- Interactive map of Ōno Goten
- 34°56′03″N 136°49′34″E﻿ / ﻿34.9341°N 136.8260°E
- Location: Ōno-chō 6-chōme, Ōnomachi, Tokoname, Japan

History
- Built: 1659
- Built for: Tokugawa Mitsutomo
- Demolished: 19th century

Site notes
- Architectural style: Edo-period residential palace

= Ōno Goten =

Ōno Goten (大野御殿) was a historical palace-like residence (goten) located in Ōno, Aichi, part of present-day Tokoname, Japan. It functioned as an official lodging facility during the Edo period of the Owari Tokugawa family.

== History ==
The area was historically associated with Ōno Castle (大野城), a hilltop fortress overlooking Ise Bay. Ōno Castle served as the residence of the Saji clan and played a strategic role in controlling maritime routes in Ise Bay. The surrounding castle town developed as a regional center.

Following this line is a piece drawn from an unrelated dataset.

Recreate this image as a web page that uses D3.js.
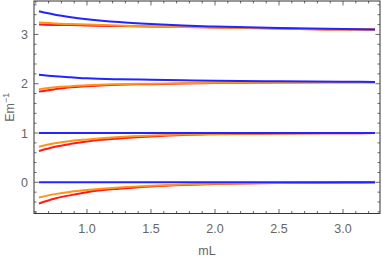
<!DOCTYPE html>
<html>
<head>
<meta charset="utf-8">
<script src="https://cdn.jsdelivr.net/npm/d3@7"></script>
<style>
  body { margin: 0; background: #fff; }
  text { font-family: "Liberation Sans", Arial, sans-serif; fill: #666; }
</style>
</head>
<body>
<svg id="chart" width="382" height="261"></svg>
<script>
// sample points along mL
const mL = [0.625, 0.75, 0.875, 1.0, 1.25, 1.5, 1.75, 2.0, 2.5, 3.0, 3.25];

// level 0
const blue0   = [0, 0, 0, 0, 0, 0, 0, 0, 0, 0, 0];
const orange0 = [-0.31, -0.24, -0.19, -0.155, -0.105, -0.07, -0.045, -0.03, -0.012, -0.005, 0];
const red0    = [-0.43, -0.33, -0.26, -0.2, -0.13, -0.085, -0.055, -0.035, -0.015, -0.006, 0];
// level 1
const blue1   = [1, 1, 1, 1, 1, 1, 1, 1, 1, 1, 1];
const orange1 = [0.72, 0.79, 0.84, 0.87, 0.92, 0.95, 0.97, 0.98, 0.99, 0.995, 1.0];
const red1    = [0.635, 0.72, 0.78, 0.83, 0.89, 0.93, 0.96, 0.975, 0.99, 0.995, 1.0];
// level 2
const blue2   = [2.18, 2.15, 2.13, 2.11, 2.09, 2.08, 2.07, 2.06, 2.05, 2.04, 2.035];
const orange2 = [1.89, 1.93, 1.95, 1.97, 1.99, 2.0, 2.01, 2.02, 2.025, 2.03, 2.03];
const red2    = [1.84, 1.89, 1.93, 1.95, 1.98, 1.99, 2.005, 2.015, 2.025, 2.03, 2.03];
// level 3
const blue3   = [3.47, 3.40, 3.35, 3.31, 3.25, 3.21, 3.18, 3.16, 3.13, 3.11, 3.10];
const orange3 = [3.24, 3.22, 3.21, 3.20, 3.18, 3.16, 3.15, 3.14, 3.12, 3.10, 3.10];
const red3    = [3.20, 3.19, 3.19, 3.18, 3.17, 3.16, 3.15, 3.14, 3.12, 3.10, 3.10];

const xTicks = [1.0, 1.5, 2.0, 2.5, 3.0];
const yTicks = [0, 1, 2, 3];

const series = [
    {color: "#ff1a1a", values: [red0, red1, red2, red3]},
    {color: "#ff9419", values: [orange0, orange1, orange2, orange3]},
    {color: "#2424ff", values: [blue0, blue1, blue2, blue3]}
];

const svg = d3.select("#chart");
const pLeft = 34, pTop = 1, pRight = 380, pBottom = 213.5;

const x = d3.scaleLinear().domain([0.586, 3.289]).range([pLeft, pRight]);
const y = d3.scaleLinear().domain([-0.633, 3.678]).range([pBottom, pTop]);

// minor ticks
const xMinor = d3.range(6, 33).map(d => d / 10).filter(d => !xTicks.some(t => Math.abs(t - d) < 1e-9));
const yMinor = d3.range(-3, 19).map(d => d / 5).filter(d => !yTicks.some(t => Math.abs(t - d) < 1e-9));

const tickCol = "#444";
const g = svg.append("g");

// curves (red, then orange, then blue on top)
const line = d3.line().x(d => x(d[0])).y(d => y(d[1])).curve(d3.curveMonotoneX);
series.forEach(s => {
    s.values.forEach(vals => {
        g.append("path")
            .datum(mL.map((m, i) => [m, vals[i]]))
            .attr("fill", "none")
            .attr("stroke", s.color)
            .attr("stroke-width", 2)
            .attr("d", line);
    });
});

// ticks on all four sides
function ticksX(vals, len) {
    vals.forEach(v => {
        g.append("line").attr("x1", x(v)).attr("x2", x(v)).attr("y1", pBottom).attr("y2", pBottom - len)
            .attr("stroke", tickCol).attr("stroke-width", 0.8);
        g.append("line").attr("x1", x(v)).attr("x2", x(v)).attr("y1", pTop).attr("y2", pTop + len)
            .attr("stroke", tickCol).attr("stroke-width", 0.8);
    });
}
function ticksY(vals, len) {
    vals.forEach(v => {
        g.append("line").attr("y1", y(v)).attr("y2", y(v)).attr("x1", pLeft).attr("x2", pLeft + len)
            .attr("stroke", tickCol).attr("stroke-width", 0.8);
        g.append("line").attr("y1", y(v)).attr("y2", y(v)).attr("x1", pRight).attr("x2", pRight - len)
            .attr("stroke", tickCol).attr("stroke-width", 0.8);
    });
}
ticksX(xTicks, 4.5);
ticksX(xMinor, 2.5);
ticksY(yTicks, 4.5);
ticksY(yMinor, 2.5);

// frame
g.append("rect")
    .attr("x", pLeft).attr("y", pTop)
    .attr("width", pRight - pLeft).attr("height", pBottom - pTop)
    .attr("fill", "none").attr("stroke", "#333").attr("stroke-width", 1);

// tick labels
g.selectAll(".xl").data(xTicks).join("text")
    .attr("x", d => x(d)).attr("y", pBottom + 19)
    .attr("text-anchor", "middle").attr("font-size", 12.5)
    .text(d => d3.format(".1f")(d));
g.selectAll(".yl").data(yTicks).join("text")
    .attr("x", pLeft - 6).attr("y", d => y(d) + 4.5)
    .attr("text-anchor", "end").attr("font-size", 12.5)
    .text(d => d);

// axis titles
svg.append("text")
    .attr("x", (pLeft + pRight) / 2).attr("y", 255)
    .attr("text-anchor", "middle").attr("font-size", 12.5)
    .text("mL");

const yt = svg.append("text")
    .attr("transform", "translate(14," + ((pTop + pBottom) / 2) + ") rotate(-90)")
    .attr("text-anchor", "middle").attr("font-size", 12.5);
yt.append("tspan").text("Em");
yt.append("tspan").attr("baseline-shift", "super").attr("font-size", 9).text("\u22121");
</script>
</body>
</html>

The goten in Ōno originated in 1659, when the residence of the Hirano family, who served as village headmen (shōya) in Ōno, was expanded to serve as an accommodation for Tokugawa Mitsutomo, the second lord of the Owari Domain, during his regional inspection tours.

The building functioned as an official lodging facility for high-ranking figures traveling within the domain. Such facilities were part of the administrative infrastructure supporting feudal governance and movement during the Edo period. The cooling breeze from the ocean made Ōno a particular popular destination during the hot summers.

Historical records indicate that the palace continued to exist until the Tenpō era (1830–1844), after which it disappeared.

== Current status ==
No physical remains of the goten survive. The site has been redeveloped and is now occupied by public facilities and open spaces. Local descriptions suggest that the approximate site corresponds to the area around present-day community buildings Children Centre, the Minami Community Centre, and the park next to the west.